Carter lives in Mississippi but works downtown, and while she owns a car, she takes the bus almost everywhere she can.

Another suggestion from the group was to designate certain experienced riders as ambassadors and have them ride with less experienced riders to help educate them on the system, Carter said. For example, she offered, the University of South Alabama campus is going to be “wide open” in two weeks. These ambassadors could be used to show students how to ride the bus around town.

“People could be trained on how to ride the bus and the ins and outs of doing it,” Carter said.

Carter’s group is also made up of riders and while there are 15 active members, she said more than 45 expressed interest in joining.

Carter wondered why the council wanted to appoint a second committee, especially when her group was preparing to come before the City Council and offer help.

“We had a plan to go before the council,” she said. “We wanted to say ‘we’re willing to help.’”

Richardson said the new group would be chosen by council would help give them a little bit more authority on the transit issue than Carter’s group.

“We don’t know who they are and they are not appointed by us,” he said of Carter’s group.

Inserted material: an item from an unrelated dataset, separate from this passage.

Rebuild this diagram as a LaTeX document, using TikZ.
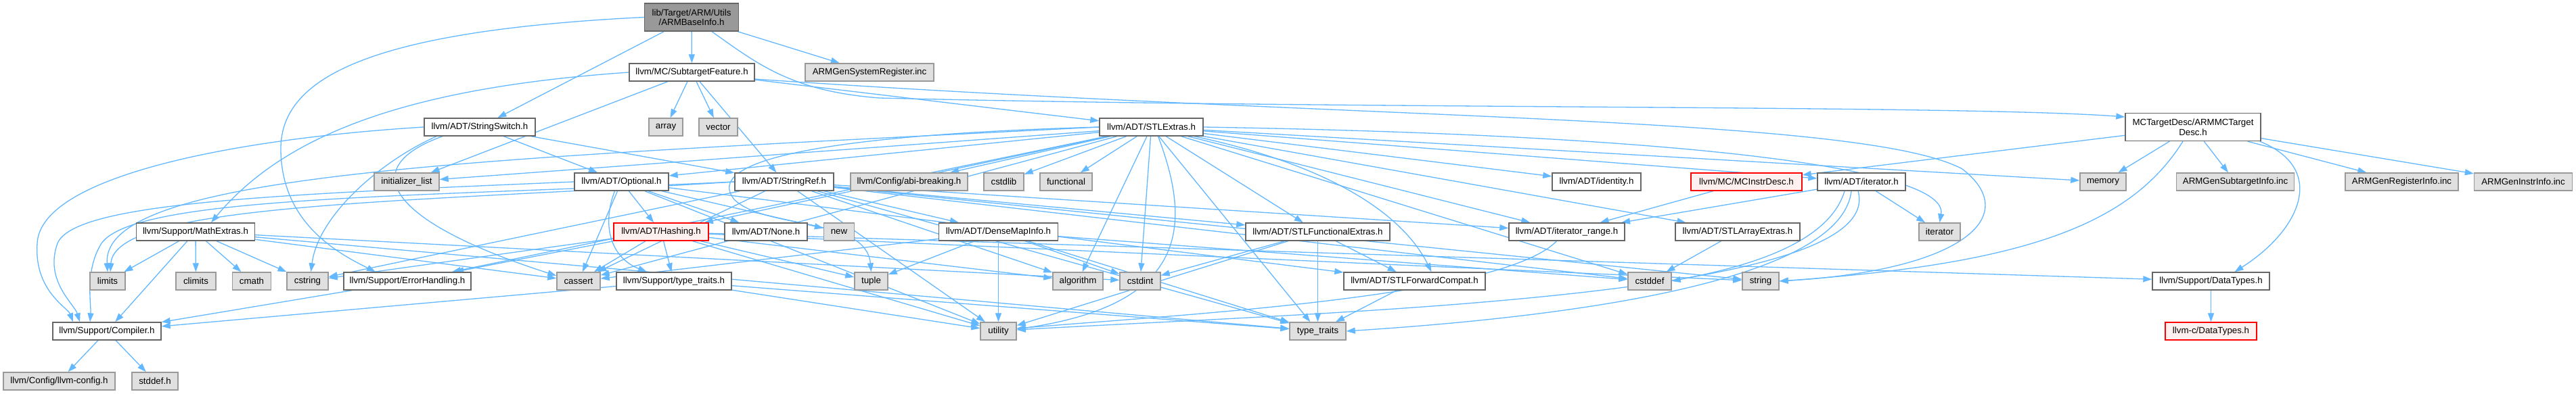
\documentclass[tikz,border=0pt]{standalone}
\usepackage{fontspec}
\setmainfont{Liberation Sans}
\usetikzlibrary{arrows.meta}
\definecolor{edgec}{HTML}{63B8FF}
\definecolor{extfill}{HTML}{E0E0E0}
\definecolor{extdraw}{HTML}{999999}
\definecolor{nodedraw}{HTML}{666666}
\definecolor{rootfill}{HTML}{999999}
\definecolor{redfill}{HTML}{FFF0F0}
\definecolor{reddraw}{HTML}{FF0000}
\pgfdeclarelayer{bg}
\pgfsetlayers{bg,main}
\tikzset{
 basebox/.style={rectangle, line width=1.4pt, minimum height=26pt, inner sep=0pt,
   font=\fontsize{13.3}{14.5}\selectfont, align=center},
 inode/.style={basebox, draw=nodedraw, fill=white},
 enode/.style={basebox, draw=extdraw, fill=extfill},
 tnode/.style={basebox, draw=reddraw, fill=redfill},
 rnode/.style={basebox, draw=nodedraw, fill=rootfill, minimum height=41pt},
 dep/.style={draw=edgec, line width=1.3pt, -{Triangle[length=13pt,width=9pt]}},
}
\newcommand\mynode[6]{\node[#5, minimum width=#4pt] (#1) at (#2,#3) {#6};}
\begin{document}
\begin{tikzpicture}[x=1pt,y=-1pt]
\useasboundingbox (0,0) rectangle (3807,582);
\begin{pgfonlayer}{bg}
\fill[white] (0,0) rectangle (3807,582);
\end{pgfonlayer}
% row 0-2
\mynode{root}{1022}{25.5}{139}{rnode}{lib/Target/ARM/Utils\\/ARMBaseInfo.h}
\mynode{sf}{1022.5}{107}{185}{inode}{llvm/MC/SubtargetFeature.h}
\mynode{sysreg}{1285}{107}{190}{enode}{ARMGenSystemRegister.inc}
\mynode{sswitch}{709}{188}{164}{inode}{llvm/ADT/StringSwitch.h}
\mynode{array}{984}{188}{50}{enode}{array}
\mynode{vector}{1061.5}{188}{57}{enode}{vector}
\mynode{stlextras}{1701.5}{188}{153}{inode}{llvm/ADT/STLExtras.h}
\mynode{mctd}{3241}{188}{200}{inode, minimum height=41pt}{MCTargetDesc/ARMMCTarget\\Desc.h}
% row 3
\mynode{initlist}{601}{269}{96}{enode}{initializer\_list}
\mynode{optional}{918.5}{269}{139}{inode}{llvm/ADT/Optional.h}
\mynode{stringref}{1159}{269}{146}{inode}{llvm/ADT/StringRef.h}
\mynode{abi}{1343.5}{269}{173}{enode}{llvm/Config/abi-breaking.h}
\mynode{cstdlib}{1483.5}{269}{59}{enode}{cstdlib}
\mynode{functional}{1575.5}{269}{77}{enode}{functional}
\mynode{identity}{2359.5}{269}{131}{inode}{llvm/ADT/identity.h}
\mynode{mcinstr}{2581}{269}{164}{tnode}{llvm/MC/MCInstrDesc.h}
\mynode{iterh}{2751}{269}{130}{inode}{llvm/ADT/iterator.h}
\mynode{memory}{3108}{269}{68}{enode}{memory}
\mynode{subinfo}{3303.5}{269}{174}{enode}{ARMGenSubtargetInfo.inc}
\mynode{reginfo}{3549.5}{269}{167}{enode}{ARMGenRegisterInfo.inc}
\mynode{instrinfo}{3729}{269}{145}{enode}{ARMGenInstrInfo.inc}
% row 4
\mynode{mathextras}{289}{343}{175}{inode}{llvm/Support/MathExtras.h}
\mynode{hashing}{977}{343}{140}{tnode}{llvm/ADT/Hashing.h}
\mynode{none}{1132}{343}{122}{inode}{llvm/ADT/None.h}
\mynode{newh}{1240}{343}{45}{enode}{new}
\mynode{densemap}{1475.5}{343}{176}{inode}{llvm/ADT/DenseMapInfo.h}
\mynode{stlfunc}{1947.5}{343}{213}{inode}{llvm/ADT/STLFunctionalExtras.h}
\mynode{iterrange}{2315.5}{343}{171}{inode}{llvm/ADT/iterator\_range.h}
\mynode{stlarray}{2568}{343}{184}{inode}{llvm/ADT/STLArrayExtras.h}
\mynode{iterator}{2866.5}{343}{61}{enode}{iterator}
% row 5
\mynode{limits}{159}{416}{52}{enode}{limits}
\mynode{climits}{289.5}{416}{59}{enode}{climits}
\mynode{cmath}{372}{416}{57}{enode}{cmath}
\mynode{cstring}{454.5}{416}{61}{enode}{cstring}
\mynode{errh}{602}{416}{188}{inode}{llvm/Support/ErrorHandling.h}
\mynode{cassert}{855}{416}{64}{enode}{cassert}
\mynode{typetraitsh}{996}{416}{170}{inode}{llvm/Support/type\_traits.h}
\mynode{tuple}{1287.5}{416}{49}{enode}{tuple}
\mynode{algorithm}{1593}{416}{74}{enode}{algorithm}
\mynode{cstdint}{1685}{416}{60}{enode}{cstdint}
\mynode{fwdcompat}{2090.5}{416}{209}{inode}{llvm/ADT/STLForwardCompat.h}
\mynode{cstddef}{2438}{416}{64}{enode}{cstddef}
\mynode{string}{2602}{416}{54}{enode}{string}
\mynode{datatypes}{3267.5}{416}{173}{inode}{llvm/Support/DataTypes.h}
% row 6-7
\mynode{compiler}{158}{490}{160}{inode}{llvm/Support/Compiler.h}
\mynode{utility}{1475.5}{490}{53}{enode}{utility}
\mynode{typetraits}{1947.5}{490}{83}{enode}{type\_traits}
\mynode{cdatatypes}{3267.5}{490}{135}{tnode}{llvm-c/DataTypes.h}
\mynode{llvmconfig}{87.5}{564}{165}{enode}{llvm/Config/llvm-config.h}
\mynode{stddef}{229}{564}{68}{enode}{stddef.h}

\begin{pgfonlayer}{bg}
% root
\draw[dep] (root) -- (sf);
\draw[dep] (root) -- (sysreg);
\draw[dep] (root) -- (sswitch);
\draw[dep] (root.west) .. controls (560,45) and (415,110) .. (415,220) .. controls (415,330) and (500,375) .. ([xshift=-47pt]errh.north);
\draw[dep] ([xshift=30pt]root.south) .. controls (1120,95) and (1170,135) .. (1300,145) .. controls (2000,162) and (2900,155) .. ([yshift=15pt]mctd.west);
% SubtargetFeature
\draw[dep] (sf) -- (array);
\draw[dep] (sf) -- (vector);
\draw[dep] (sf) -- (stringref);
\draw[dep] (sf) -- (stlextras);
\draw[dep] (sf) -- (initlist);
\draw[dep] (sf.west) .. controls (600,130) and (420,200) .. ([xshift=23pt]mathextras.north);
\draw[dep] ([yshift=-10pt]sf.east) .. controls (2000,178) and (2750,170) .. (2900,250) .. controls (2990,320) and (2900,400) .. (string.east);
% StringSwitch
\draw[dep] (sswitch) -- (optional);
\draw[dep] (sswitch) -- (stringref);
\draw[dep] (sswitch.west) .. controls (350,205) and (60,260) .. (55,360) .. controls (50,430) and (100,455) .. ([xshift=-50pt]compiler.north);
\draw[dep] ([xshift=-64pt]sswitch.south) .. controls (560,240) and (470,320) .. ([xshift=5pt]cstring.north);
\draw[dep] ([xshift=-55pt]sswitch.south) .. controls (520,250) and (580,330) .. ([yshift=8pt]cassert.west);
% STLExtras
\draw[dep] (stlextras) -- (hashing);
\draw[dep] (stlextras) -- ([yshift=9pt]optional.east);
\draw[dep] (stlextras) .. controls (1990,250) and (2080,330) .. ([xshift=25pt]fwdcompat.north);
\draw[dep] (stlextras) -- (stlfunc);
\draw[dep] (stlextras) -- (stlarray);
\draw[dep] (stlextras) -- (identity);
\draw[dep] (stlextras) -- (iterh);
\draw[dep] (stlextras) -- (iterrange);
\draw[dep] (stlextras) -- (abi);
\draw[dep] (stlextras) -- (errh);
\draw[dep] (stlextras) -- (algorithm);
\draw[dep] (stlextras) -- (cassert);
\draw[dep] (stlextras) -- (cstddef);
\draw[dep] (stlextras) -- (cstdint);
\draw[dep] (stlextras) -- (cstdlib);
\draw[dep] (stlextras) -- (functional);
\draw[dep] (stlextras) -- (initlist);
\draw[dep] (stlextras.east) .. controls (2500,200) and (2880,250) .. (iterator.north);
\draw[dep] (stlextras.west) .. controls (700,235) and (150,255) .. (limits.north);
\draw[dep] (stlextras) -- (memory);
\draw[dep] (stlextras.west) .. controls (1200,200) and (1040,240) .. (1085,295) .. controls (1130,340) and (1280,320) .. (tuple.north);
\draw[dep] (stlextras) -- (typetraits);
\draw[dep] ([xshift=10pt]stlextras.south) .. controls (1760,330) and (1760,450) .. ([yshift=3pt]utility.east);
% MCTargetDesc
\draw[dep] (mctd) -- (mcinstr);
\draw[dep] ([xshift=-2pt]mctd.south east) .. controls (3440,250) and (3400,340) .. ([xshift=35pt]datatypes.north);
\draw[dep] (mctd) -- (memory);
\draw[dep] ([xshift=-15pt]mctd.south) .. controls (3150,330) and (3000,390) .. (string.east);
\draw[dep] (mctd) -- (subinfo);
\draw[dep] (mctd) -- (reginfo);
\draw[dep] (mctd) -- (instrinfo);
% Optional
\draw[dep] (optional) -- (hashing);
\draw[dep] (optional) -- (none);
\draw[dep] (optional) -- (newh);
\draw[dep] (optional) -- (fwdcompat);
\draw[dep] (optional.west) .. controls (400,288) and (110,300) .. (85,360) .. controls (65,415) and (110,450) .. ([xshift=-40pt]compiler.north);
\draw[dep] ([xshift=-10pt]optional.south) .. controls (890,330) and (900,380) .. ([xshift=-40pt]typetraitsh.north);
\draw[dep] (optional) -- (cassert);
\draw[dep] (optional) -- (utility);
% StringRef
\draw[dep] (stringref) -- (densemap);
\draw[dep] (stringref) -- (stlfunc);
\draw[dep] (stringref) -- (iterrange);
\draw[dep] (stringref.west) .. controls (600,292) and (200,290) .. (150,360) .. controls (125,400) and (135,450) .. ([xshift=-25pt]compiler.north);
\draw[dep] (stringref) -- (algorithm);
\draw[dep] (stringref) -- (cassert);
\draw[dep] (stringref) -- (cstddef);
\draw[dep] (stringref) -- (cstring);
\draw[dep] (stringref.west) .. controls (600,300) and (170,300) .. ([xshift=4pt]limits.north);
\draw[dep] (stringref) -- (string);
\draw[dep] (stringref) -- (typetraits);
\draw[dep] (stringref) -- (utility);
% MathExtras
\draw[dep] (mathextras) -- (compiler);
\draw[dep] (mathextras) -- (cassert);
\draw[dep] (mathextras) -- (climits);
\draw[dep] (mathextras) -- (cmath);
\draw[dep] (mathextras) -- (cstdint);
\draw[dep] (mathextras) -- (cstring);
\draw[dep] (mathextras) -- (limits);
\draw[dep] (mathextras) -- (typetraits);
% Hashing
\draw[dep] (hashing) -- (datatypes);
\draw[dep] (hashing) -- (errh);
\draw[dep] (hashing) -- (typetraitsh);
\draw[dep] (hashing) -- (algorithm);
\draw[dep] (hashing) -- (cassert);
\draw[dep] (hashing) -- (cstring);
\draw[dep] (hashing) -- (string);
\draw[dep] (hashing) -- (tuple);
\draw[dep] (hashing) -- (utility);
% DenseMapInfo
\draw[dep] (densemap) -- (cassert);
\draw[dep] (densemap) -- (cstddef);
\draw[dep] (densemap) -- (cstdint);
\draw[dep] (densemap) -- (tuple);
\draw[dep] (densemap) -- (typetraits);
\draw[dep] (densemap) -- (utility);
% STLFunctionalExtras
\draw[dep] (stlfunc) -- (fwdcompat);
\draw[dep] (stlfunc) -- (cstdint);
\draw[dep] (stlfunc) -- (typetraits);
\draw[dep] (stlfunc) -- (utility);
% others
\draw[dep] (fwdcompat) -- (typetraits);
\draw[dep] ([xshift=-15pt]iterrange.south) .. controls (2220,440) and (1750,465) .. ([yshift=4pt]utility.east);
\draw[dep] (stlarray) -- (cstddef);
\draw[dep] (iterh) -- (iterrange);
\draw[dep] ([xshift=-25pt]iterh.south) .. controls (2700,370) and (2550,400) .. (cstddef.east);
\draw[dep] (iterh) -- (iterator);
\draw[dep] ([xshift=-15pt]iterh.south) .. controls (2720,420) and (2300,470) .. (typetraits.east);
\draw[dep] ([xshift=-5pt]iterh.south) .. controls (2790,440) and (2000,460) .. ([yshift=2pt]utility.east);
\draw[dep] (mcinstr) -- (iterrange);
\draw[dep] (errh) -- (compiler);
\draw[dep] (typetraitsh) -- (compiler);
\draw[dep] (typetraitsh) -- (typetraits);
\draw[dep] (typetraitsh) -- (utility);
\draw[dep] (compiler) -- (llvmconfig);
\draw[dep] (compiler) -- (stddef);
\draw[dep] (datatypes) -- (cdatatypes);
\end{pgfonlayer}
\end{tikzpicture}
\end{document}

Carter came to a council pre-conference meeting on Tuesday before the vote to tell councilors about the current committee. Council President Gina Gregory told Carter the existence of the group was “news to us.” Councilors discussed possibly appointing members of Carter’s committee to the council committee.

Councilman Joel Daves said he didn’t think two advisory committees were needed.

The South Alabama Regional Planning Commission (SARPC) made recommendations earlier this year to help improve Wave’s service. SARPC recommended 30-minute service on fixed routes as part of a third phase for public transportation improvements for the years 2019 to 2024. This, along with an additional “flex route,” is estimated to cost more than $6 million a year.

Other SARPC recommendations include immediate consolidation of routes through Plateau, Prichard and U.S. Highway 45, which would be cost neutral. SARPC also recommended a route running from Bel Air Mall to Mobile Regional Airport, as well as other route changes.

Mayor Sandy Stimpson’s administration is also eyeing changes to the service, after reports last year indicated the city footed about 60 percent of the $10 million bill for Wave, which is operated by McDonald Transit. At the time, officials with the administration said they would make recommendations to try and save money.